**AIM**: Of all the lines in the records, how many hold the word "this"? Answer with the number only.

**TASK DATA**:
■ ■ ■ ■
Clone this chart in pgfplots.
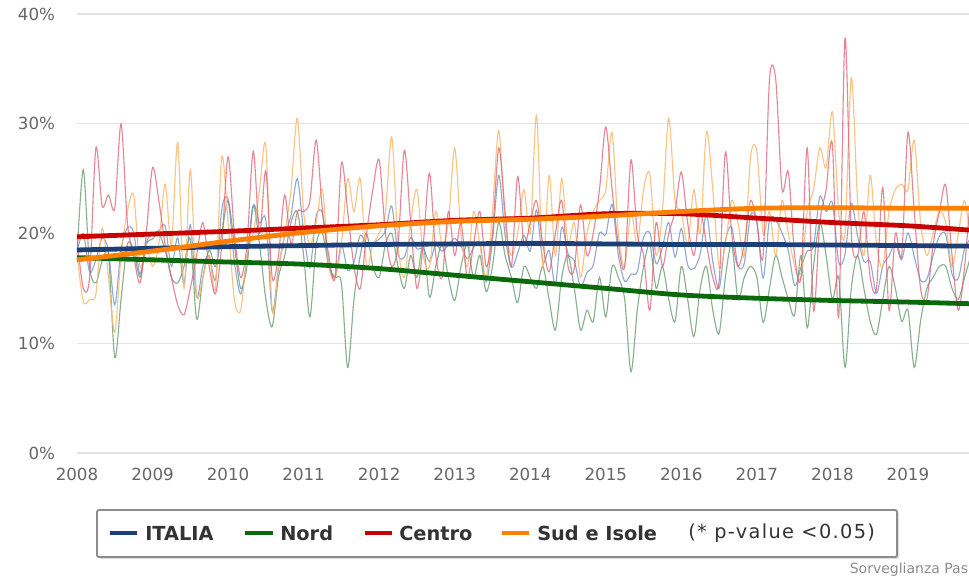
\documentclass[border=0pt]{standalone}
\usepackage{pgfplots}
\pgfplotsset{compat=1.18}
\usepackage{pgfplotstable}
\usepackage{fontspec}
\setmainfont{DejaVu Sans}
\definecolor{itD}{RGB}{28,64,118}
\definecolor{noD}{RGB}{10,105,10}
\definecolor{ceD}{RGB}{200,0,0}
\definecolor{suD}{RGB}{255,128,0}
\definecolor{itL}{RGB}{110,140,195}
\definecolor{noL}{RGB}{95,150,105}
\definecolor{ceL}{RGB}{220,95,115}
\definecolor{suL}{RGB}{250,185,110}
\definecolor{tickc}{RGB}{102,102,102}
\pgfplotstableread{
m it no ce su
0 18.3 18 19.5 18
1 20 25.8 15 13.8
2 16.5 17 16 14
3 17.6 15.5 27.8 14.5
4 19.6 17.5 22.5 20.5
5 18.4 18 23.5 16
6 13.5 8.7 22.3 11
7 18.6 14 30 18
8 20.5 19 21 22
9 20.1 18.5 18 23.5
10 16.3 16 15.5 17
11 19.2 19 20 19
12 20 19.5 26 17
13 20.25 20 23 19
14 20.7 18.5 19 24.5
15 17 16 16 19
16 19.6 15.5 13.5 28.3
17 15.4 17 12.6 15
18 20.8 19.5 15 25.8
19 14.2 12.2 18 14.5
20 17 16 21 16
21 18 18.5 17 18
22 15.8 17 14.5 15
23 22.2 20 19 27
24 23.1 23 27 21
25 17.45 19 20 14
26 14.5 15 16 13
27 17.75 17 19 18
28 22.6 22.5 27.5 20
29 20.95 19 20 24
30 21.2 14 25.7 28
31 12.95 11.5 16 13
32 16.75 16 18 17
33 19.8 18 23.5 20
34 21.65 21 19 24
35 25 22 22 30.5
36 20.2 18 22 22
37 16.85 12.4 23 19
38 21.6 19 28.5 21
39 21.8 20 22 24
40 17.2 17 18 17
41 16 16 16 16
42 18.95 15.5 26.4 19
43 16.65 7.8 22 25
44 17.4 14 17 22
45 19.85 18 15 25
46 18.95 20 20 17
47 19.1 17 24 19
48 19.5 16 26.7 20
49 20.25 19 20 22
50 22.5 20 17 28.8
51 18.1 17 19 19
52 17.85 15 27.6 16
53 19.65 18 21 21
54 18.6 16 15 24
55 18.65 19 19 18
56 17.45 14.2 25.5 17
57 18.95 17 18 22
58 18.4 19 16 19
59 18.95 16 22 21
60 19.55 13.9 18 27.8
61 18.85 17 21 20
62 17.7 19 16 17
63 18.7 16 19 22
64 19.15 18 22 19
65 15.6 14.7 17 16
66 19.35 17 20 22
67 25.3 21 27.8 29.4
68 19.85 18 22 21
69 16.9 16 17 18
70 18.2 13.7 25.2 20
71 19.85 17 19 24
72 18.4 16 21 20
73 22.15 15 23 30.8
74 17.4 17 19 17
75 18.45 14 16.5 25.3
76 15.35 11.2 20 18
77 20.55 16 23 25
78 18.15 18 17 19
79 17.5 15 16.8 21
80 15.15 11.2 22.6 16
81 16.45 13 18 20
82 17.1 12 20 22
83 20.05 16 24 23
84 19.9 12.4 29.7 24
85 22.65 17 24 29.2
86 18 16 19 20
87 15.65 14 17 17
88 16.3 7.4 26.7 22
89 16.5 13 20 19
90 19.65 17 18 24
91 20.05 19 13 25.4
92 17.25 15 21 18
93 18.75 17 17 22
94 21 14 20 30.5
95 17.85 12 22 23
96 20.45 17 25.6 22
97 17.15 14 21 19
98 16.8 10.6 18 24
99 18.15 15 22 20
100 21.7 17 19 29.3
101 17.45 13 16 24
102 15 10.9 15.6 17
103 19.35 16 27.4 19
104 20.6 19 20 23
105 17.05 14 17 21
106 17.3 16 19 18
107 21.7 17 23 27
108 21 16 21 27.5
109 15.95 11.9 18 20
110 21.25 15 34 22
111 21.2 18 34 18
112 20.05 16 24 23
113 18.4 14 25.6 20
114 15.25 12.6 18 17
115 16.9 18 16 16
116 18.4 11.4 27.8 22
117 18.85 17 13 24
118 23.35 21 21 27.8
119 22 18 24 26
120 22.8 14 28.1 31.1
121 17.4 16 12.4 22
122 18.1 7.8 37.8 20
123 22.75 15 20 34.2
124 19.75 18 18 23
125 17.45 15 22 18
126 17.45 12 16 25.3
127 14.55 10.8 15 19
128 17.05 14 24.2 17
129 17.95 17 13 22
130 19.15 15 20 24
131 17.6 12 18 24.5
132 20.05 13 29.2 24
133 17.9 7.8 22 28.5
134 15.75 12 15 21
135 15.85 15 14 18
136 18 16 19 20
137 19.75 17 22 22
138 19.9 17 24.4 21
139 16.3 15 18 17
140 15.9 14 13 20
141 18.65 16 17 23
142 19.55 18 24 19
}\monthly
\pgfplotstableread{
m it no ce su
0 18.5 17.8 19.7 17.6
12 18.65 17.6 19.95 18.4
24 18.8 17.4 20.2 19.3
36 18.9 17.2 20.5 20.1
48 19.0 16.8 20.8 20.7
60 19.05 16.2 21.2 21.1
72 19.1 15.6 21.4 21.3
84 19.05 15.0 21.8 21.6
96 19.0 14.4 21.8 22.0
108 19.0 14.1 21.4 22.3
120 18.95 13.9 21.0 22.35
132 18.9 13.75 20.7 22.3
142 18.85 13.6 20.3 22.3
}\trend
\begin{document}
\begin{tikzpicture}
\useasboundingbox (-57.75pt,-96.75pt) rectangle (669pt,339.75pt);
\begin{axis}[
  at={(0pt,0pt)}, anchor=south west,
  scale only axis, width=669pt, height=329.25pt,
  xmin=0, xmax=141.7, ymin=0, ymax=40,
  axis line style={draw=none},
  tick style={draw=none},
  ymajorgrids, grid style={draw=black!11, line width=0.8pt},
  ytick={0,10,20,30,40},
  yticklabel={\pgfmathprintnumber{\tick}\%},
  xtick={0,12,24,36,48,60,72,84,96,108,120,132},
  xticklabels={2008,2009,2010,2011,2012,2013,2014,2015,2016,2017,2018,2019},
  /pgf/number format/assume math mode=true,
  ticklabel style={font=\fontsize{12.5}{14}\selectfont, text=tickc},
  yticklabel style={xshift=-13pt},
  xticklabel style={yshift=-8pt},
  every axis plot/.append style={smooth, tension=0.5},
]
\addplot[noL, line width=0.85pt, opacity=0.75] table[x=m, y=no] {\monthly};
\addplot[itL, line width=0.85pt, opacity=0.75] table[x=m, y=it] {\monthly};
\addplot[suL, line width=0.85pt, opacity=0.85] table[x=m, y=su] {\monthly};
\addplot[ceL, line width=0.85pt, opacity=0.75] table[x=m, y=ce] {\monthly};
\addplot[noD, line width=3.6pt] table[x=m, y=no] {\trend};
\addplot[itD, line width=3.6pt] table[x=m, y=it] {\trend};
\addplot[ceD, line width=3.6pt] table[x=m, y=ce] {\trend};
\addplot[suD, line width=3.6pt] table[x=m, y=su] {\trend};
\end{axis}
% legend box
\fill[black!12, rounded corners=1.5pt] (16.5pt,-44.25pt) rectangle (616.5pt,-79.5pt);
\draw[black!45, fill=white, line width=1.4pt, rounded corners=1.5pt] (15pt,-42.75pt) rectangle (615pt,-78pt);
\begin{scope}[font=\fontsize{14.5}{17}\selectfont\bfseries, text=black!80]
\draw[itD, line width=3pt] (24.75pt,-60pt) -- (45pt,-60pt);
\node[anchor=west, inner sep=0pt] at (51pt,-60pt) {ITALIA};
\draw[noD, line width=3pt] (126pt,-60pt) -- (147pt,-60pt);
\node[anchor=west, inner sep=0pt] at (152.25pt,-60pt) {Nord};
\draw[ceD, line width=3pt] (216pt,-60pt) -- (236.25pt,-60pt);
\node[anchor=west, inner sep=0pt] at (241.5pt,-60pt) {Centro};
\draw[suD, line width=3pt] (318.75pt,-60pt) -- (339pt,-60pt);
\node[anchor=west, inner sep=0pt] at (345pt,-60pt) {Sud e Isole};
\end{scope}
\node[anchor=west, inner sep=0pt, font=\fontsize{14.5}{17}\selectfont\addfontfeatures{LetterSpace=7}, text=black!80] at (458.25pt,-60pt) {(* p-value <0.05)};
\node[anchor=east, inner sep=0pt, font=\fontsize{10.5}{12}\selectfont, text=black!45] at (668.5pt,-87.75pt) {Sorveglianza Pas};
\end{tikzpicture}
\end{document}
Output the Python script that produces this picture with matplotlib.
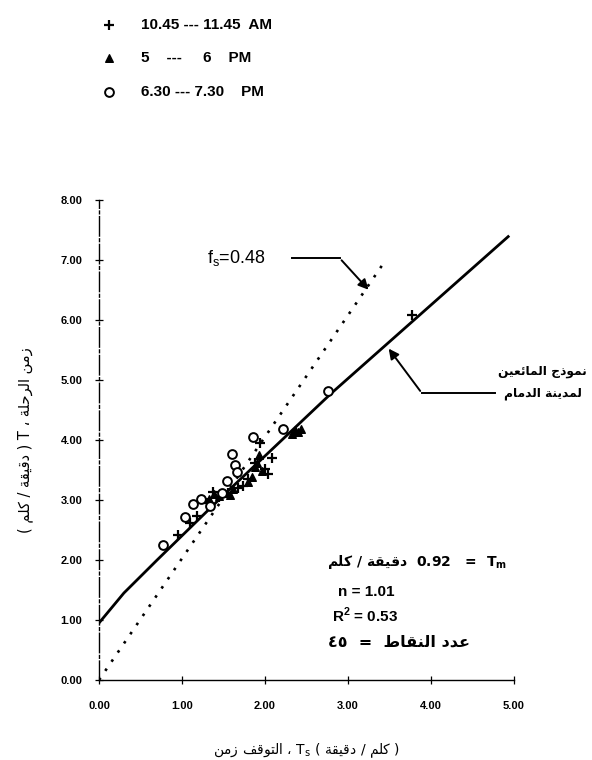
■ ■ ■ ■
**THE REPLY**: 2